Martin was known, and at the time criticized, for his anti-Vietnam War stance. The Vietnam War ran from November 1, 1955, to April 30, 1975.

King publicly criticized the war for the first time in March 1965, when King declared that “millions of dollars can be spent every day to hold troops in South Vietnam and our country cannot protect the rights of Negroes in Selma, according to the King Institute.

He continued to speak out.

“The greatest irony and tragedy of all is that our nation, which initiated so much of the revolutionary spirit of the modern world, is now cast in the mold of being an arch anti-revolutionary.” King said about the Vietnam War in a Feb. 25, 1967, speech, called “The Casualties of the War in Vietnam.”

He stressed that American power should be “harnessed to the service of peace and human beings, not an inhumane power [unleashed] against defenseless people.”

He added that the negatives of war are far-reaching.

“But the physical casualties of the war in Vietnam are not alone the catastrophes.
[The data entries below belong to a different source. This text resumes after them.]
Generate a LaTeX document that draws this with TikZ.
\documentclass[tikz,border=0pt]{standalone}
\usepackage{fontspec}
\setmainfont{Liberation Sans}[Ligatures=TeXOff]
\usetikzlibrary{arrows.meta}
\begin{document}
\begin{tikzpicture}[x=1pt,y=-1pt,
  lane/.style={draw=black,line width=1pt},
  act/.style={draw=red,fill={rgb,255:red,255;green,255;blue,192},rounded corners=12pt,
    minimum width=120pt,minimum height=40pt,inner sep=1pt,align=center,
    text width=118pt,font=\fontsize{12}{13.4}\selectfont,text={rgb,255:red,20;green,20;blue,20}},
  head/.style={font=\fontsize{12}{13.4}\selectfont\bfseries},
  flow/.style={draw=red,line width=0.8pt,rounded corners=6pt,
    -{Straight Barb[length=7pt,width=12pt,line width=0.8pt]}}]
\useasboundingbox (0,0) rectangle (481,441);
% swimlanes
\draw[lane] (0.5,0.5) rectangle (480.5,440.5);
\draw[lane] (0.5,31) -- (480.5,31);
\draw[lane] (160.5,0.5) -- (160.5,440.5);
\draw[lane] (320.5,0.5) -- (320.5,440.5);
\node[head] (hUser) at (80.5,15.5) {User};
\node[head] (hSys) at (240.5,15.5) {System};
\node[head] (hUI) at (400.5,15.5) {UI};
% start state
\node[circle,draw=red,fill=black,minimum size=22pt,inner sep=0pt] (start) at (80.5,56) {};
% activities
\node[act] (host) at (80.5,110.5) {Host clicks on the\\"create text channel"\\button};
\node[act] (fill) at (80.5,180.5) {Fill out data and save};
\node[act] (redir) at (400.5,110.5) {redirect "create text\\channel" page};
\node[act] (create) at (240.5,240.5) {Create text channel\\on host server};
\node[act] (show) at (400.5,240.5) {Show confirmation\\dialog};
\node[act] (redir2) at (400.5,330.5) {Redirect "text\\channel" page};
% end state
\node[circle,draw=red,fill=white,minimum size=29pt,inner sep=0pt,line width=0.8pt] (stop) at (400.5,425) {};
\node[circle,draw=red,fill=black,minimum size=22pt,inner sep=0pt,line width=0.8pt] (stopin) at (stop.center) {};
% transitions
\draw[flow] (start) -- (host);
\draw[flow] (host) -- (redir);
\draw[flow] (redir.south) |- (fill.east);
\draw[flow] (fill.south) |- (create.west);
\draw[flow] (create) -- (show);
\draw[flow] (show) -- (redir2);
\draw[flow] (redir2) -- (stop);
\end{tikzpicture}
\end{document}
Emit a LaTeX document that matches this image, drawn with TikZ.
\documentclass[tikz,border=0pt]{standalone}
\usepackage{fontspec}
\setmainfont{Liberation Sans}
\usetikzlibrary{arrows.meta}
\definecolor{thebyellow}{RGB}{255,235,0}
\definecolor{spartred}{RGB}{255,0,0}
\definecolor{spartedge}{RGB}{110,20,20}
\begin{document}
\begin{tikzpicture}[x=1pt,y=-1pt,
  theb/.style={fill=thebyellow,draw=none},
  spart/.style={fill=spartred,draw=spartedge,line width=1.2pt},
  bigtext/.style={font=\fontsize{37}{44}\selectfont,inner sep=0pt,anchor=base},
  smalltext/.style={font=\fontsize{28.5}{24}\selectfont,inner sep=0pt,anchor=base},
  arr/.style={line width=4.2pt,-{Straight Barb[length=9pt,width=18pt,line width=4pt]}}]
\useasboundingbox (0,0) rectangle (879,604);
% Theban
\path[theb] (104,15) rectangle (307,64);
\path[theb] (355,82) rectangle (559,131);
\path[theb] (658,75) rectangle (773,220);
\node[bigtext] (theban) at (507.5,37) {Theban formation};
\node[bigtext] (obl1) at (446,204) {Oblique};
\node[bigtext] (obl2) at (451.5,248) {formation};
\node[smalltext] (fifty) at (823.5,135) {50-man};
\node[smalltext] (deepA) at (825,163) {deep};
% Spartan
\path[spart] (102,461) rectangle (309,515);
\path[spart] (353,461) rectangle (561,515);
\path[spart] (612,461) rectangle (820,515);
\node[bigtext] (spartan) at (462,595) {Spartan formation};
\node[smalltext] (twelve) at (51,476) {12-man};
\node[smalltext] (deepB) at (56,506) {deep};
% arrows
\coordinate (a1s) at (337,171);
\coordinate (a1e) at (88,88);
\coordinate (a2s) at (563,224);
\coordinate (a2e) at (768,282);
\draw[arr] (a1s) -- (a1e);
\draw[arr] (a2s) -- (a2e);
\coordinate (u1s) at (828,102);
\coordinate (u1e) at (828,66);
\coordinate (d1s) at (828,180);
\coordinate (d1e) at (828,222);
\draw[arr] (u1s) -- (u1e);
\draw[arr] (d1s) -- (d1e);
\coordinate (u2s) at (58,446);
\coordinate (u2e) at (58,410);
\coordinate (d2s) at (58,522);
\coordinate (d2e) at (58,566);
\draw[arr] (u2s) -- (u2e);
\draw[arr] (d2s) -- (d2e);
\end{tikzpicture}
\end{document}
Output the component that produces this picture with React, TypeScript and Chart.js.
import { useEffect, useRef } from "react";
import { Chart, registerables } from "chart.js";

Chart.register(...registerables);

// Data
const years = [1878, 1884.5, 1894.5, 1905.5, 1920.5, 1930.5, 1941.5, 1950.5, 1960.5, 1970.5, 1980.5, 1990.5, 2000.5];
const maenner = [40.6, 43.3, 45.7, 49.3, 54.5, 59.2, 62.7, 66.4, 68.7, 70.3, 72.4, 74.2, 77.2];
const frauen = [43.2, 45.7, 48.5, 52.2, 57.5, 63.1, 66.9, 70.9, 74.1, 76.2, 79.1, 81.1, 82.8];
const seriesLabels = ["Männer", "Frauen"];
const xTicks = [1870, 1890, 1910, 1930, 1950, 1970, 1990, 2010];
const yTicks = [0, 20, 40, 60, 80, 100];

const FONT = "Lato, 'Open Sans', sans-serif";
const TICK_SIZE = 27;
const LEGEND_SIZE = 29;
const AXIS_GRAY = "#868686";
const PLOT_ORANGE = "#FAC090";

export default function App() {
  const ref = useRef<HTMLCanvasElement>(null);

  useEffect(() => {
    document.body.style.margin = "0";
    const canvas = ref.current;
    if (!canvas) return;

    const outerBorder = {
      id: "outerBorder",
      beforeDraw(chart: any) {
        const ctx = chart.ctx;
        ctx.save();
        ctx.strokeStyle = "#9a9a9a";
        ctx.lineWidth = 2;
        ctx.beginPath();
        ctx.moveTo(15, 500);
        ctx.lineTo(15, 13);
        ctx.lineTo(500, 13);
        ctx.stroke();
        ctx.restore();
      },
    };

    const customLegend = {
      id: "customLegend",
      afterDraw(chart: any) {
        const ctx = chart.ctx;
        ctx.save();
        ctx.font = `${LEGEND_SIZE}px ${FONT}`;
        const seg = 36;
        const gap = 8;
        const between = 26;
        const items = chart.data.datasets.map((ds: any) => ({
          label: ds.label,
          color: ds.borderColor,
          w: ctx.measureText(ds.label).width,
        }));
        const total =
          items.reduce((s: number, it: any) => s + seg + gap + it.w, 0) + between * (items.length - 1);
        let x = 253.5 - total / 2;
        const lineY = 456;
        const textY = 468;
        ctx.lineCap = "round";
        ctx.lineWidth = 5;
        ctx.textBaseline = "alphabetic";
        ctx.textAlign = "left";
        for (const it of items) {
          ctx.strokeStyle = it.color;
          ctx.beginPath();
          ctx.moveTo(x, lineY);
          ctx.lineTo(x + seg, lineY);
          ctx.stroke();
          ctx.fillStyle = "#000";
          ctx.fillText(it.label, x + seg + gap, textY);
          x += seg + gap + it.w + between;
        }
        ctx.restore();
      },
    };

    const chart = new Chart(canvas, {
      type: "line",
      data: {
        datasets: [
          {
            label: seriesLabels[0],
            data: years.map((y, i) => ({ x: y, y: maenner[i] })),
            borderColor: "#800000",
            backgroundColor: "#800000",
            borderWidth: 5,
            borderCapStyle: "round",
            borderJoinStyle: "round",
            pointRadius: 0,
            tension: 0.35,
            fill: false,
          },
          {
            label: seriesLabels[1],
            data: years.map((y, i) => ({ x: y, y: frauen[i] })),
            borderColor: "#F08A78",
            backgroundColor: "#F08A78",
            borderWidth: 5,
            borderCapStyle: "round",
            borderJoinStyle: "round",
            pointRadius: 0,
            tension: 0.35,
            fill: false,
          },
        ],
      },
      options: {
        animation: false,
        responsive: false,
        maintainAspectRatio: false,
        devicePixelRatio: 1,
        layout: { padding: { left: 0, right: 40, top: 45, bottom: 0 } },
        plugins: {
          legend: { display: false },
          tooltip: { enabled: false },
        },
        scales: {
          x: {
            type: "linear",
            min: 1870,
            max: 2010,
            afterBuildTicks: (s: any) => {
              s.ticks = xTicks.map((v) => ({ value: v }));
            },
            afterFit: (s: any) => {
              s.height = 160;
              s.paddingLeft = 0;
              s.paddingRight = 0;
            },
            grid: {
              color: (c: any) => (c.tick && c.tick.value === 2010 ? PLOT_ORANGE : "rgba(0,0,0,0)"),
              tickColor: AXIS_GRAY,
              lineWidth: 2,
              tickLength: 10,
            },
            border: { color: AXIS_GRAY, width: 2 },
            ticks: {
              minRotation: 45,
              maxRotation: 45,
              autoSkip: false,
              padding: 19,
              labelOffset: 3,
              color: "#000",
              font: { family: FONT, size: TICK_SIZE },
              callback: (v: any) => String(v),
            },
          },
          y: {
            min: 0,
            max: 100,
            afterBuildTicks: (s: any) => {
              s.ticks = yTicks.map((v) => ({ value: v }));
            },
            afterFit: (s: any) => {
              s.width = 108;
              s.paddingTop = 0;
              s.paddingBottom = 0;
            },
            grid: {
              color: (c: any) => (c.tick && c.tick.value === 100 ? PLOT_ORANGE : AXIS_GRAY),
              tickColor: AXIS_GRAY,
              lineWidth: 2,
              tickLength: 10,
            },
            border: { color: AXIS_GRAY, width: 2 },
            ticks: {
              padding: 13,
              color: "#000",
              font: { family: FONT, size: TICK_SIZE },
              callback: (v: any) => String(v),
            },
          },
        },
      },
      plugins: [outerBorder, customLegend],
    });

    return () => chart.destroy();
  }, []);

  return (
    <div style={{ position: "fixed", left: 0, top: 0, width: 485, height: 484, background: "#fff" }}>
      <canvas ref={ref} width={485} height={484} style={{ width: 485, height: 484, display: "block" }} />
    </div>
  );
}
The casualties of principles and values are equally disastrous and injurious. Indeed, they are ultimately more harmful because they are self-perpetuating. If the casualties of principle are not healed, the physical casualties will continue to mount, King said, as reported by The Atlantic.

He spoke out again against the war on April 4, 1967, in a speech at Riverside Church condemning the Vietnam War. He declared, “my conscience leaves me no other choice.”